De retour à Arlesheim, le précieux liquide est versé dans un grand bidon bleu avant d’être traité dans l’homogénéisateur. Celui-ci, avec ses deux grandes cuves en acier, permet de mélanger la phase grasse (huile de tournesol, huile d’olive, beurre de karité ou beurre de cacao) avec la phase huileuse d’une crème.
Ce n’est qu’à la dernière étape que le mélange d’huiles essentielles, légèrement volatiles, est ajouté sous vide par un tuyau externe. Le complexe actif, composé de gentiane bleue bio, d’edelweiss bio et de Centella asiatica, est censé stimuler jusqu’à 60% la production de collagène.

À la conquête des USA
Le produit final est ensuite conditionné un étage plus bas: une machine remplit 43 pots en verre par minute, appose le logo et visse le couvercle, avant de glisser conscienceusement le tout dans l’emballage. C’est de là que la crème part à la conquête du monde, car les produits de beauté suisses sont particulièrement populaires aux États-Unis. Est-ce aussi dû au fait que l’influenceuse Hailey Bieber fait désormais de la publicité pour Weleda?

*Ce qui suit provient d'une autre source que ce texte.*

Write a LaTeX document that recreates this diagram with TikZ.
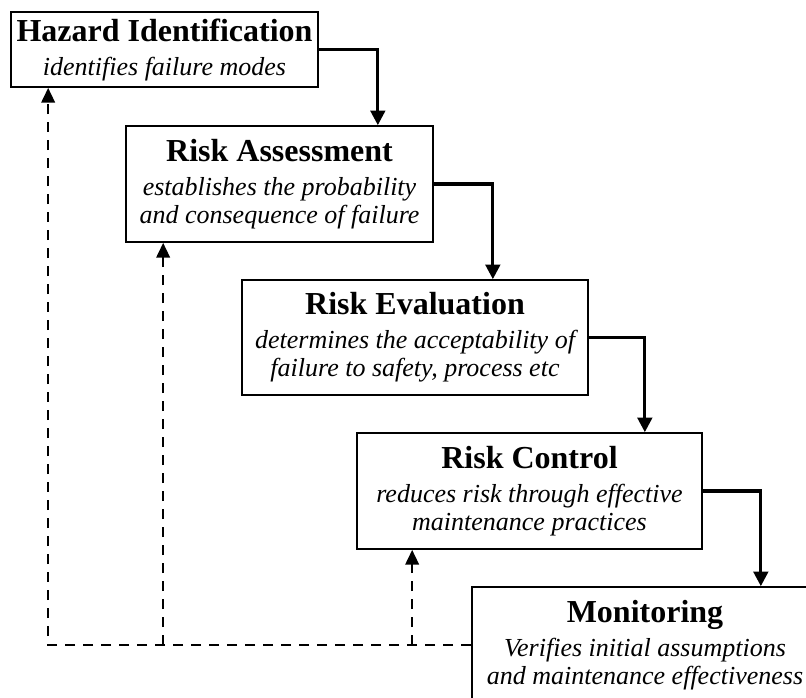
\documentclass[tikz,border=0pt]{standalone}
\usepackage{fontspec}
\setmainfont{Liberation Serif}
\usetikzlibrary{arrows.meta,calc}

\tikzset{
  stage/.style={draw, line width=1.25pt, inner sep=0pt, align=center, fill=white,
    font=\fontsize{19.5}{21}\selectfont\itshape},
  flow/.style={line width=2.3pt, -{Triangle[length=11pt,width=11pt]}},
  feedback/.style={line width=1.8pt, dash pattern=on 7.5pt off 6pt,
    -{Triangle[length=11pt,width=10pt]}}
}
\newcommand{\stagetitle}[1]{{\fontsize{24}{28}\selectfont\upshape\bfseries #1}}

\begin{document}
\begin{tikzpicture}[x=0.75pt,y=0.75pt,yscale=-1,xscale=1]
\clip (0,0) rectangle (806,697);

%Shape: Rectangle [Hazard Identification]
\node [stage, minimum width=230.25pt, minimum height=56.25pt] (hazard) at (164.5,49.5)
  {\stagetitle{Hazard Identification}\\[4.5pt] identifies failure modes};
%Shape: Rectangle [Risk Assessment]
\node [stage, minimum width=230.25pt, minimum height=87pt] (assess) at (279.5,184)
  {\stagetitle{Risk Assessment}\\[4.5pt] establishes the probability\\ and consequence of failure};
%Shape: Rectangle [Risk Evaluation]
\node [stage, minimum width=259.5pt, minimum height=86.25pt] (evaluate) at (415,337.5)
  {\stagetitle{Risk Evaluation}\\[4.5pt] determines the acceptability of\\ failure to safety, process etc};
%Shape: Rectangle [Risk Control]
\node [stage, minimum width=258.75pt, minimum height=87pt] (control) at (529.5,491)
  {\stagetitle{Risk Control}\\[4.5pt] reduces risk through effective\\ maintenance practices};
%Shape: Rectangle [Monitoring]
\node [stage, minimum width=259.5pt, minimum height=87pt] (monitor) at (645,645)
  {\stagetitle{Monitoring}\\[4.5pt] Verifies initial assumptions\\ and maintenance effectiveness};

%Straight Lines [forward steps]
\draw [flow] (hazard.east) -| ($(hazard.east |- assess.north)+(59,0)$);
\draw [flow] (assess.east) -| ($(assess.east |- evaluate.north)+(59,0)$);
\draw [flow] (evaluate.east) -| ($(evaluate.east |- control.north)+(56,0)$);
\draw [flow] (control.east) -| ($(control.east |- monitor.north)+(58,0)$);

%Dashed Lines [feedback]
\coordinate (fbhazard) at ($(hazard.south west)+(38,0)$);
\coordinate (fbassess) at ($(assess.south west)+(38,0)$);
\coordinate (fbcontrol) at ($(control.south west)+(56,0)$);
\draw [feedback] (monitor.west) -| (fbhazard);
\draw [feedback] (fbassess |- monitor.west) -- (fbassess);
\draw [feedback] (fbcontrol |- monitor.west) -- (fbcontrol);

\end{tikzpicture}
\end{document}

«Avec nos produits, nous voulons clairement démontrer que les cosmétiques naturels sont tout aussi efficaces et performants que n’importe quel autre soin du visage conventionnel», déclare Tina Müller. Après tout, l’entreprise appartient aujourd’hui encore à la clinique d’Arlesheim, fondée autrefois par Ita Wegman. Avec Rudolf Steiner et le pharmacien Oskar Schmiedel, le trio s’était lancé dans le développement de cosmétiques naturels selon la philosophie anthroposophique: pour l’harmonie du corps, de l’esprit et de l’âme. Et si cela permet au passage d’atténuer une ride ou deux, ce n’est pas plus mal.

Tina Müller
Née en Allemagne, elle a étudié la gestion et l’économie à Trèves (All) et à Lyon. Elle a ensuite travaillé comme cheffe de produit chez Wella avant d’occuper plusieurs postes chez Henkel pendant dix-sept ans, le dernier étant celui de vice-PDG. En 2017, elle devient présidente du conseil d’administration de Douglas. Début octobre 2023, la quinquagénaire a rejoint Weleda en tant que PDG. Elle vit à Arlesheim.